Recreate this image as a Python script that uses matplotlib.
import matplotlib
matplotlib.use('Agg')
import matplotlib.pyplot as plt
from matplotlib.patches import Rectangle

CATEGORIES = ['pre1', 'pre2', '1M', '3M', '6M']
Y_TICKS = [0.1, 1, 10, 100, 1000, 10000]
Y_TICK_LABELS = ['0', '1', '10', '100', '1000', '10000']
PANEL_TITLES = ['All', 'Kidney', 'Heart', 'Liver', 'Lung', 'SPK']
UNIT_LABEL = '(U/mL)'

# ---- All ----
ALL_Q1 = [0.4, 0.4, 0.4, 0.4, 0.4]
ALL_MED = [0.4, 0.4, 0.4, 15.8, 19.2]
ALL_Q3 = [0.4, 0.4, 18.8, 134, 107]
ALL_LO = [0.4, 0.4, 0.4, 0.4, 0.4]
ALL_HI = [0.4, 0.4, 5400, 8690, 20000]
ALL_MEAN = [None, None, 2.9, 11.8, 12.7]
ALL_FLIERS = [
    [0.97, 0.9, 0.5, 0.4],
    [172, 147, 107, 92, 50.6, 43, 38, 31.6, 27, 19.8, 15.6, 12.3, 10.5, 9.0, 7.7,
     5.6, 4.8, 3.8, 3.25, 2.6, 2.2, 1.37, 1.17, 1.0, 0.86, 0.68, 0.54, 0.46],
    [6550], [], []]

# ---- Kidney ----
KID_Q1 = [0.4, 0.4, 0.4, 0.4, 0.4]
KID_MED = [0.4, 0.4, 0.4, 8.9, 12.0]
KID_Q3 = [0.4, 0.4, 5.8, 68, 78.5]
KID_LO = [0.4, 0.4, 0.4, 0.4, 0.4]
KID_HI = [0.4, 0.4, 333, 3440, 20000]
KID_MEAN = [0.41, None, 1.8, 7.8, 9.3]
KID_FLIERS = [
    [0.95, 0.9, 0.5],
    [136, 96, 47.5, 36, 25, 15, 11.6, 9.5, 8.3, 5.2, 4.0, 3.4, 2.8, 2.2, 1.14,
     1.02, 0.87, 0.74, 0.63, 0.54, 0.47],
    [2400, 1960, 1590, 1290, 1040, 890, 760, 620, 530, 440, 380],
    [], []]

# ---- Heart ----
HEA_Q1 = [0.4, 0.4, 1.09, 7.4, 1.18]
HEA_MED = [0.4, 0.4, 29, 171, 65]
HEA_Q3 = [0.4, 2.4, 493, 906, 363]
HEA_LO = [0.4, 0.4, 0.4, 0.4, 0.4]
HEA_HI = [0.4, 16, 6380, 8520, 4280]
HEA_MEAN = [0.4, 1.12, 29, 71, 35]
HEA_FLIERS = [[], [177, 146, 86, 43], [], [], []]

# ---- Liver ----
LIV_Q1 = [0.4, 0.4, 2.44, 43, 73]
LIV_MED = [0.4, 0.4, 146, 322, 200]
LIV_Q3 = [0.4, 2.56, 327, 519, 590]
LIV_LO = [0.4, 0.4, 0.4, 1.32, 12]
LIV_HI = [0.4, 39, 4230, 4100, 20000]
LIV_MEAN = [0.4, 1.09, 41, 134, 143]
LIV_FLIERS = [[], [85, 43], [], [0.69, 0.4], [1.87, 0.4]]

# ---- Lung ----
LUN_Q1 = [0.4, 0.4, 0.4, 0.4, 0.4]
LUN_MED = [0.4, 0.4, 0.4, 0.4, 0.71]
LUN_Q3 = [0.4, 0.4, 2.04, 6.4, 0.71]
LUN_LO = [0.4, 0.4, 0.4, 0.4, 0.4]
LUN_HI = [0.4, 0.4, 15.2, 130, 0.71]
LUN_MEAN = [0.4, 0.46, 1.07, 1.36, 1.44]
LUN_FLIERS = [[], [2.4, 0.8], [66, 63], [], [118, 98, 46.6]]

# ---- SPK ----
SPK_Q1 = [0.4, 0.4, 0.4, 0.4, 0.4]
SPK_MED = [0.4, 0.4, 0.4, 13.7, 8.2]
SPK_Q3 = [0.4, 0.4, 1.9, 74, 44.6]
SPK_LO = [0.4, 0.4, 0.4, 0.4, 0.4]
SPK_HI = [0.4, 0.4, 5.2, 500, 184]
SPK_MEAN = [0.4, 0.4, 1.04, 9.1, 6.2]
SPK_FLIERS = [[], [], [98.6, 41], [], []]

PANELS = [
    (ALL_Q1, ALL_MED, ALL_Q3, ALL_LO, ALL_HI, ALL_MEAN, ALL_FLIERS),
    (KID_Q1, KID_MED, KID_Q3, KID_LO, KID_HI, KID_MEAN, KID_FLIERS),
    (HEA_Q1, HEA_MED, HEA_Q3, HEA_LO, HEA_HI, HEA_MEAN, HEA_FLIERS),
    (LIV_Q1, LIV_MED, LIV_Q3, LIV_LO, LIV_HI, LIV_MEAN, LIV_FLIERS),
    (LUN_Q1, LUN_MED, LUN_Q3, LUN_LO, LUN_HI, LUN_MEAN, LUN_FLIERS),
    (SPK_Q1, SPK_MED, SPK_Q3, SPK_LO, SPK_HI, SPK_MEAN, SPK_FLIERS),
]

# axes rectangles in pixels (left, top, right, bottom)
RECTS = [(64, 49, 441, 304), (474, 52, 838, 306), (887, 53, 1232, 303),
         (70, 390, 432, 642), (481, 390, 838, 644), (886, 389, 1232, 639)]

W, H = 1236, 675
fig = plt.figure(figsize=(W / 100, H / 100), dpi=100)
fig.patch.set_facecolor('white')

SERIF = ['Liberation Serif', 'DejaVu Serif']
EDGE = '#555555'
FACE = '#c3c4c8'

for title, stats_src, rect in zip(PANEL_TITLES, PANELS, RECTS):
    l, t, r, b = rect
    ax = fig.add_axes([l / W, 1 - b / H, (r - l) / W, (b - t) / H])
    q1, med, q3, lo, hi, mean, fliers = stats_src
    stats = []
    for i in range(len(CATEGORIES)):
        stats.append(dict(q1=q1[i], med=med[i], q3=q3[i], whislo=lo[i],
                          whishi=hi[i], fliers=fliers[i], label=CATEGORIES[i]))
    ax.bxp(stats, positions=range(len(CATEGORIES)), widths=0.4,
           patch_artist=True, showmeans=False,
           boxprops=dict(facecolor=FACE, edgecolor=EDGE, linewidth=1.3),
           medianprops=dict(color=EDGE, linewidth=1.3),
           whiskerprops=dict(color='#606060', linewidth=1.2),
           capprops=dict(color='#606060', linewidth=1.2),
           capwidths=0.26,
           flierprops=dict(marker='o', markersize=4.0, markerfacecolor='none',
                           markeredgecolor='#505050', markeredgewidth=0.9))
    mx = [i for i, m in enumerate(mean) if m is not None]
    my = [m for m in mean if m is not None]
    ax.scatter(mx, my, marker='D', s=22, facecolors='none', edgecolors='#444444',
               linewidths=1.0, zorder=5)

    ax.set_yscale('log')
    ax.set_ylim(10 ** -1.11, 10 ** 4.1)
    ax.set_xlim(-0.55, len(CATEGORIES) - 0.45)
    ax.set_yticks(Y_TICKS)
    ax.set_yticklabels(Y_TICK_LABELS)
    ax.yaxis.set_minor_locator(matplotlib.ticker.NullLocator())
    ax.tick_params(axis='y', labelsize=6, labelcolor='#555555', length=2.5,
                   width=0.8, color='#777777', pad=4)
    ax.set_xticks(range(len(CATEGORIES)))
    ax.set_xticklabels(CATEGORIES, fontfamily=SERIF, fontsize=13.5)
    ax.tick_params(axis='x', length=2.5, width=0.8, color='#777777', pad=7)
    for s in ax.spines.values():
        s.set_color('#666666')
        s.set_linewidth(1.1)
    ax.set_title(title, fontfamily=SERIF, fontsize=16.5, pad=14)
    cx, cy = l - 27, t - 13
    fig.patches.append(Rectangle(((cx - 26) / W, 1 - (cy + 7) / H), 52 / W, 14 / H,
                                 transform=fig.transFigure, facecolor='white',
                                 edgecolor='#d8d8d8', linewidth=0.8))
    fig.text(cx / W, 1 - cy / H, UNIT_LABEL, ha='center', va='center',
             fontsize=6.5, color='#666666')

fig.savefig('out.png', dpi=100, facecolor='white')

_ _ _ _

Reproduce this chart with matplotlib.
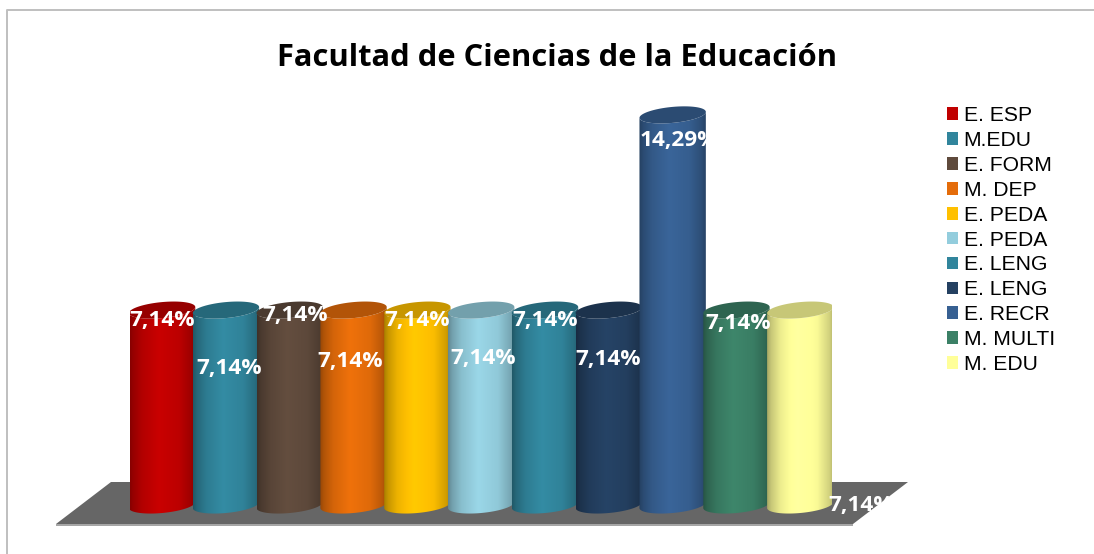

_ _ _ _

Repeat, exactly as they stand above, the lines from the line with "Recreate this image" to the line with "UNIT_LABEL = '(U/mL)'", both lines included.

- Complete output -
Recreate this image as a Python script that uses matplotlib.
import matplotlib
matplotlib.use('Agg')
import matplotlib.pyplot as plt
from matplotlib.patches import Rectangle

CATEGORIES = ['pre1', 'pre2', '1M', '3M', '6M']
Y_TICKS = [0.1, 1, 10, 100, 1000, 10000]
Y_TICK_LABELS = ['0', '1', '10', '100', '1000', '10000']
PANEL_TITLES = ['All', 'Kidney', 'Heart', 'Liver', 'Lung', 'SPK']
UNIT_LABEL = '(U/mL)'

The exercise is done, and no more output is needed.